GREENSBORO, N.C. — A North Carolina congressman's remarks supporting the internment of Japanese-Americans during World War II suggest he isn't fit to lead a House subcommittee on homeland security, U.S. Sen. John Edwards said.
Edwards, a Democratic presidential candidate from North Carolina, said Tuesday in a written statement Tuesday that U.S. Rep. Howard Coble's remarks were "divisive" and "ill-informed."
"Someone who thinks it was OK for the United States to put innocent Americans behind barbed wire fences in 1942 should not make decisions about how to protect Americans in 2003," Edwards said in a written statement issued in response to a media inquiry. It was his first public comment on the situation.
Edwards' comments are the latest criticism Coble, a Greensboro Republican, has drawn since indicating on a Greensboro radio show Feb. 4 that Japanese-Americans were interned for their own safety. The Democratic National Committee last week called on Coble to resign his post as chairman of the House Crime, Terrorism and Homeland Security subcommittee, which handles legislation governing domestic security and terrorism programs, drug-interdiction efforts and the federal prison system.
"We were at war. They (Japanese-Americans) were an endangered species," Coble said during the radio show. "For many of these Japanese-Americans, it wasn't safe for them to be on the street."
He disagreed with a caller who said Arab-Americans should be confined.
Like most Arab-Americans today, Coble said, most Japanese-Americans during World War II were not America's enemies. Still, Coble said, Roosevelt had to consider the nation's security.
"Some probably were intent on doing harm to us," he said, "just as some of these Arab-Americans are probably intent on doing harm to us."
The remarks sparked protests from several minority groups. Criticism also came from three Asian-American congressmen, Reps.
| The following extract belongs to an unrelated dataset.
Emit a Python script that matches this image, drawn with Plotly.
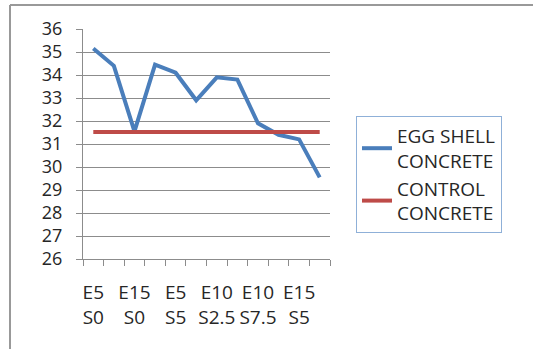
import plotly.graph_objects as go

# Mix designs (E = egg shell %, S = second replacement %)
categories = ["E5 S0", "E10 S0", "E15 S0", "E5 S2.5", "E5 S5", "E5 S7.5",
              "E10 S2.5", "E10 S5", "E10 S7.5", "E15 S2.5", "E15 S5", "E15 S7.5"]
egg_shell = [35.15, 34.4, 31.55, 34.45, 34.1, 32.9, 33.9, 33.8, 31.9, 31.4, 31.2, 29.55]
control = [31.52] * len(categories)
y_ticks = list(range(26, 37))

W, H = 533, 349
L, R, T, B = 83, 203, 29, 90
pw, ph = W - L - R, H - T - B


def px(x):
    return (x - L) / pw


def py(y):
    return (H - B - y) / ph


xs = list(range(len(categories)))
font = "Open Sans, Liberation Sans, sans-serif"
grid = "#8c8c8c"
text_col = "#262626"

fig = go.Figure()
fig.add_trace(go.Scatter(x=xs, y=egg_shell, mode="lines", name="EGG SHELL<br>CONCRETE",
                         line=dict(color="#4a7ebb", width=4)))
fig.add_trace(go.Scatter(x=xs, y=control, mode="lines", name="CONTROL<br>CONCRETE",
                         line=dict(color="#be4b48", width=4)))

shown = xs[::2]
fig.update_xaxes(
    range=[-0.5, len(categories) - 0.5],
    tickmode="array", tickvals=shown,
    ticktext=[categories[i].replace(" ", "<br>") for i in shown],
    ticks="", showgrid=False, zeroline=False,
    showline=True, linecolor=grid, linewidth=1,
    ticklabelstandoff=16,
    tickfont=dict(family=font, size=19, color=text_col),
    minor=dict(ticks="outside", tick0=-0.5, dtick=1, ticklen=6, tickcolor=grid, showgrid=False),
)
fig.update_yaxes(
    range=[26, 36], tickmode="array", tickvals=y_ticks,
    ticks="outside", ticklen=6, tickcolor=grid,
    showgrid=True, gridcolor=grid, gridwidth=1, zeroline=False,
    showline=True, linecolor=grid, linewidth=1,
    ticklabelstandoff=10,
    tickfont=dict(family=font, size=18, color=text_col),
)

# Outer frame edges (top and left)
frame = dict(type="line", xref="paper", yref="paper", line=dict(color="#999999", width=2))
fig.add_shape(**frame, x0=px(10), y0=py(5), x1=px(W + 5), y1=py(5))
fig.add_shape(**frame, x0=px(10), y0=py(5), x1=px(10), y1=py(H + 5))

fig.update_layout(
    width=W, height=H,
    margin=dict(l=L, r=R, t=T, b=B),
    paper_bgcolor="white", plot_bgcolor="white",
    showlegend=True,
    legend=dict(x=px(356), y=py(116), xanchor="left", yanchor="top",
                bordercolor="#8fb0d8", borderwidth=1, bgcolor="white",
                font=dict(family=font, size=19, color=text_col),
                tracegroupgap=8, itemwidth=30),
)

fig.write_html("out.html")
Mike Honda, D-Calif., Robert Matsui, D-Calif., and David Wu, D-Ore.
Coble issued a statement on Feb. 10 that apologized for his "choice of words." Coble's staff referred reporters to that statement Tuesday in response to Edwards' remarks.
Coble's chief of staff, Missy Branson, said Tuesday that she and Coble haven't discussed the possibility of his resigning the chairmanship. She said that she knows of no pressure from Republican congressional leaders for Coble to resign.
"He was wrong, and he ought to apologize," Edwards said. "As leaders, elected officials have an obligation not to divide, but to bring groups together. Leadership means thinking of American in terms of 'us,' not 'them.' Leadership means being committed every day to making equality a reality. It means learning from the past and making a better future for everyone. Representative Coble failed to lead."